Сначала было непонятно, как именно в стратегическом плане следует использовать новую технологию. Представления о самолетах и их военной ценности менялись на протяжении 1940-х годов (в определенном смысле вплоть до настоящего времени). Американский военный теоретик Билли Митчелл считал, что с появлением бомбардировщиков другие виды вооруженных сил устарели. По мнению британского теоретика Хью Тренчарда, бомбардировки могли вызвать повсеместное «недовольство», которое покончит со всеми войнами (хотя непонятно как). Итальянский теоретик Джулио Дуэ полагал, что «цивилизации» свойственна повышенная уязвимость, поэтому военно-воздушные силы могут сокрушить вражеское государство, нанеся удар по его «нервной системе»[221]
.В начале Первой мировой войны предполагалось, что новые самолеты будут вести разведку. С них также можно было сбрасывать бомбы и химические боеприпасы, хотя на деле это не получило особого распространения. Было непонятно, сколько требуется самолетов, какую подготовку должны иметь пилоты и экипажи, какие административные структуры наиболее пригодны для управления воздушными силами. Тем не менее к 1914 году, когда началась Первая мировая война, все основные воюющие стороны вложили деньги в развитие военно-воздушных сил и занялись изучением их потенциала.
Одним из последствий этого энтузиазма стало то, что пилоты и экипажи начали действовать в более высоких слоях атмосферы при скоростях и ускорениях, недоступных на земле в обычных условиях. Освоение воздушного пространства сопровождалось проявлениями морской болезни, гипоксии, дезориентации и декомпрессионной болезни. Авиационная медицина как область знания выросла из этого опыта. Машина уносила пилота в незнакомое и опасное пространство. Как солдат, держащий ружье, пилот сливался с машиной в единое целое[222]
.Риски были признаны уже в 1912 году, когда военное ведомство выпустило меморандум с детальными требованиями к состоянию здоровья кандидатов в пилоты. Кандидат должен был иметь идеальное зрение без признаков дальтонизма и безупречное чувство равновесия, позволяющее двигаться как с открытыми, так и с закрытыми глазами. Американская армия предъявляла более жесткие требования к физическому состоянию авиаторов по сравнению со средним солдатом, как будто опасности полета можно было компенсировать хорошей физической формой молодых мужчин. Отсеивались 30 % кандидатов. Однако к началу Первой мировой войны в военно-воздушных силах многих стран фактические требования к личному составу были ниже, чем в пехоте. Жорж Гинемер, ставший великим французским асом, пошел в авиацию потому, что его сочли слишком хилым и болезненным для пехоты. Эдди Рикенбакер, несмотря на то что был одним из лучших автогонщиков страны, а потом стал летчиком-асом, имел дефект роговицы, ухудшавший пространственное зрение[223]

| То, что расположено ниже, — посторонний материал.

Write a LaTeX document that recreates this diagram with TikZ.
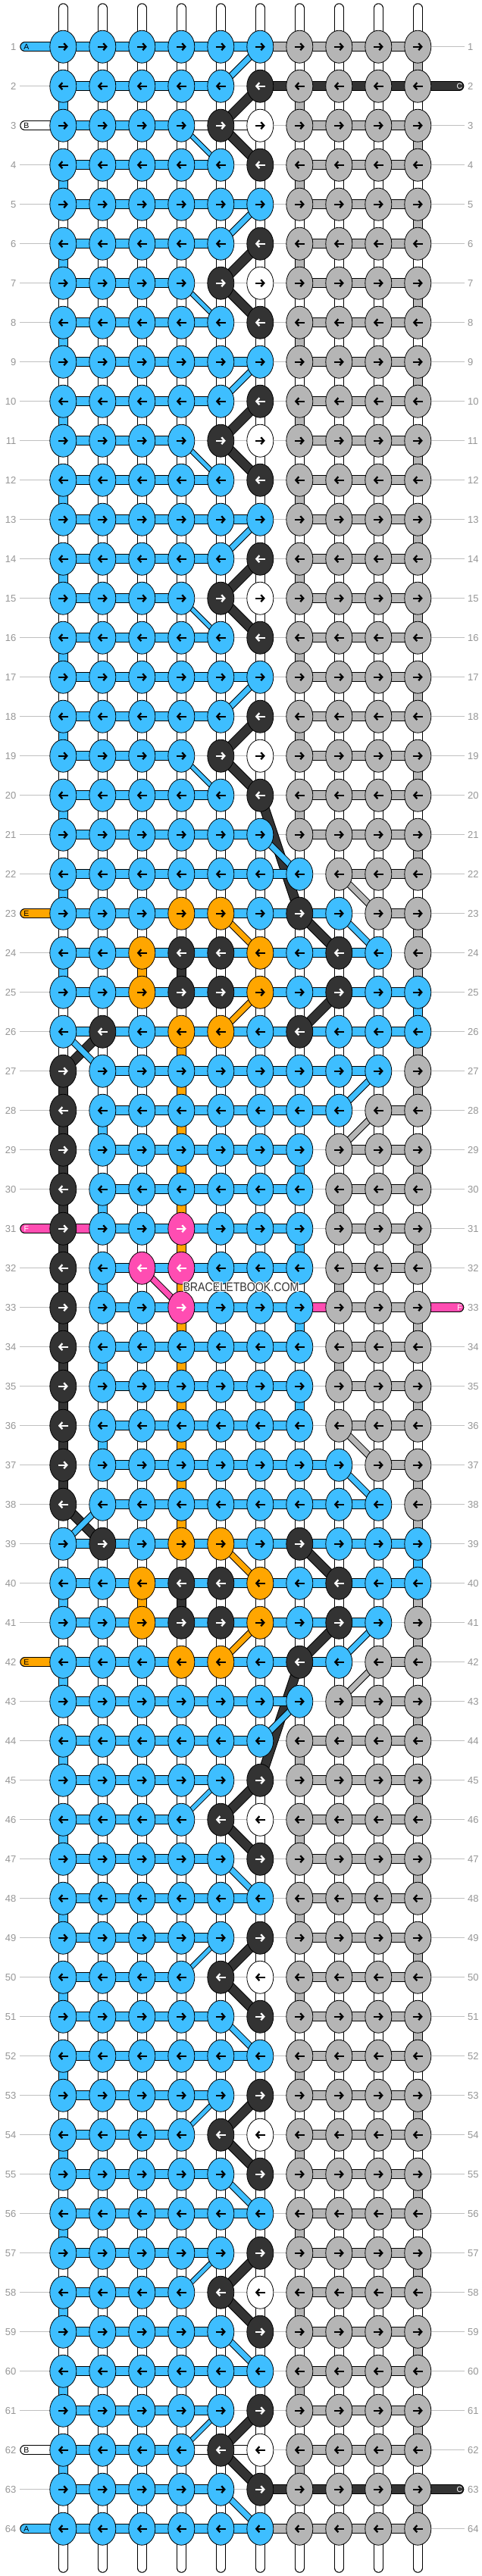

.Первые «авиационные медики» пришли в Лабораторию медицинских исследований сухопутных сил США в 1918 году. Изначально они должны были определить, во что одевать пилотов во время длительных полетов, когда они испытывают сильный холод, голод и, безусловно, недостаток кислорода. Лаборатория медицинских исследований в Минеоле, штат Нью-Йорк, проводила восьминедельные курсы обучения врачей, которым предстояло работать с пилотами и экипажами. К 1920-м майор армейской авиации Генри «Хэп» Арнольд, будущий командир ВВС армии США во время Второй мировой войны, уже отчетливо видел, с какими рисками встретятся его подчиненные. Пилоты, летавшие на одноместных истребителях на высоте 6000 м, должны были столкнуться с новыми биологическими стрессовыми факторами, когда высоты увеличатся до 12 000 м. Им потребуется кислород, герметичная кабина и высотный костюм. Авиационные врачи начали экспериментировать на пилотах и обнаружили, что даже самые опытные из них могут потерять ориентацию при определенных условиях полета. Пилоты должны были научиться доверять технике, а не собственным инстинктам, однако «между теми, кто создавал самолеты, и теми, кто на них летал, не было контакта», как отмечает Шульц. Некоторыми видами техники было чрезвычайно неудобно или опасно пользоваться[224]
. Например, экипаж В-17 Flying Fortress страдал от жестокого холода, гипоксии и декомпрессионной болезни. Стрелку, чтобы совладать с заклинившим пулеметом, приходилось снимать перчатки с риском обморозить руки. В-17 летал высоко, чтобы обезопасить экипаж от зенитного огня, но его конструкция не учитывала биологические потребности людей[225].